100 YEARS AGO:
SAMUEL, alias “Nobby”
Guy, aged 64, labourer of Carter’s Lodging House, Worcester, was charged at the city police court with being an habitual drunkard.
He has more than 70 previous convictions for being drunk and disorderly.
Arriving late in court, Guy was asked by the chief constable Mr Byrne: “Have you been having something this morning?” Guy: “Not a drop, I haven’t touched no beer sir.” Alderman Cook: “Something stronger?” Guy: “No sir.” The chief constable asked for an adjournment so that the city council could decide whether or not to find £25 a year to send Guy to a recovery home. Alderman Cook said he personally would not support the move because the last time Guy was sent away to a home it all ended in a fiasco because of his misconduct. Guy was a great nuisance to the city but the money would be wasted. Guy was remanded in custody for two weeks though it is understood the Salvation Army might be able to find a place for him in one of their homes.
150 YEARS AGO:
ELIZABETH, wife of John Henry Johnson of the Odd Fellows’ Arms, Merryvale (now Deansway), Worcester, was charged at the city police court with assaulting and using threatening language towards her husband. The evidence showed that a lamentable state of things existed between the two parties.
They had only been married 13 months, but in the first week he gave her a black eye and had followed up his abuse and ill-treatment ever since, and on one occasion had declared he would stab her to the heart with a knife.

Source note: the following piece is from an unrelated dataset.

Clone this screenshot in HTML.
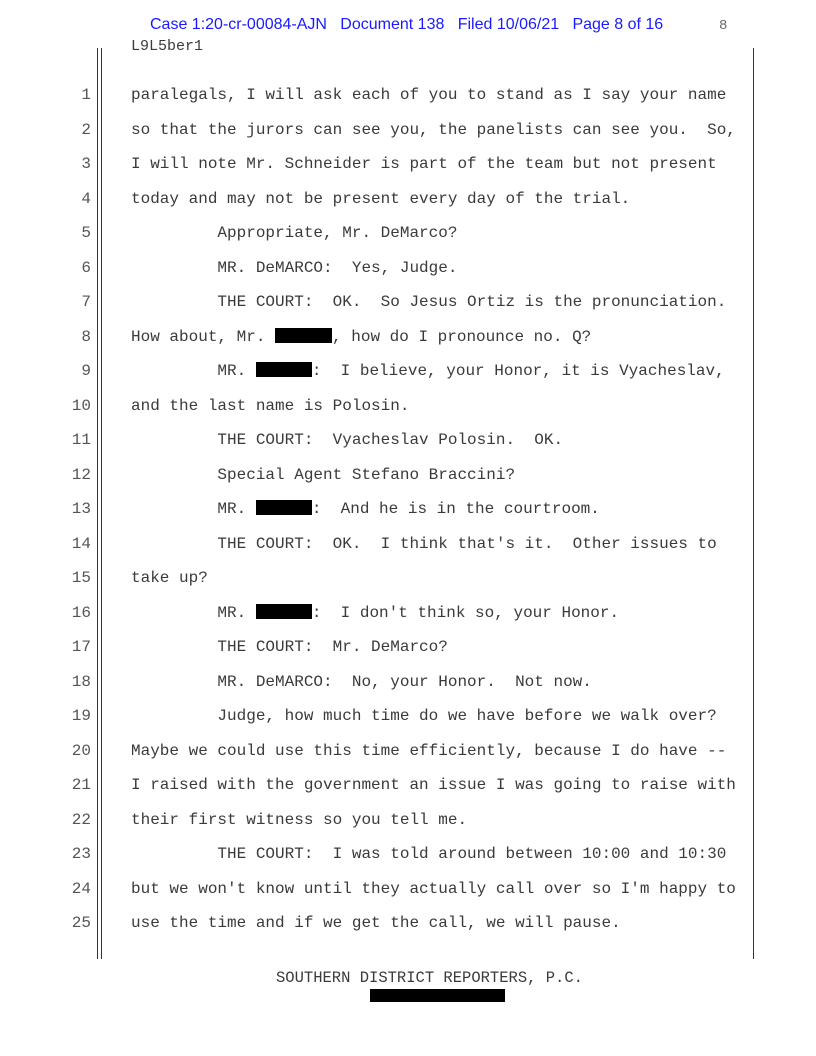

The conduct of the wife appeared also to be reprehensible. She was too fond of drink and had left her husband 13 times during their short marriage. The bench decided that both should be bound over in sureties of £20 each to keep the peace for 12 months and were recommended “to live more happily together”.
200 YEARS AGO:
THE National Jubilee to celebrate the 50th anniversary of the accession to the throne of His Majesty, George III was marked in Worcester with general rejoicing and merry peals from the bells of the cathedral and the different parish churches across the city. The Mayor and corporation met at the Guildhall to approve a message of “joy and gratitude” at the 50th year of the king’s reign and to congratulate His Majesty on this magnificent achievement.
About 1pm, a numerous and highly respectable meeting of the nobility and gentry of the county took place at the Guildhall, and at 3pm the company sat down to a most splendid entertainment. The tables were placed in the form of a horseshoe and were tastefully adorned. The dinner consisted of every delicacy of the season in profusion, and the manner in which the whole was served up did ample credit to Mr Fieldhouse, proprietor of the Hop Pole Hotel in the Foregate. The ball in College Hall in the evening was also numerously attended.
250 YEARS AGO:
LAST Monday morning, a male child at its full term and supposed to be some days old was found floating in a small piece of water about half-a-mile from Droitwich, close to the Turnpike Road leading from that town to this city. It is supposed to have lain therein more than three weeks. The coroner’s inquest returned a verdict of wilful murder against some person or persons unknown.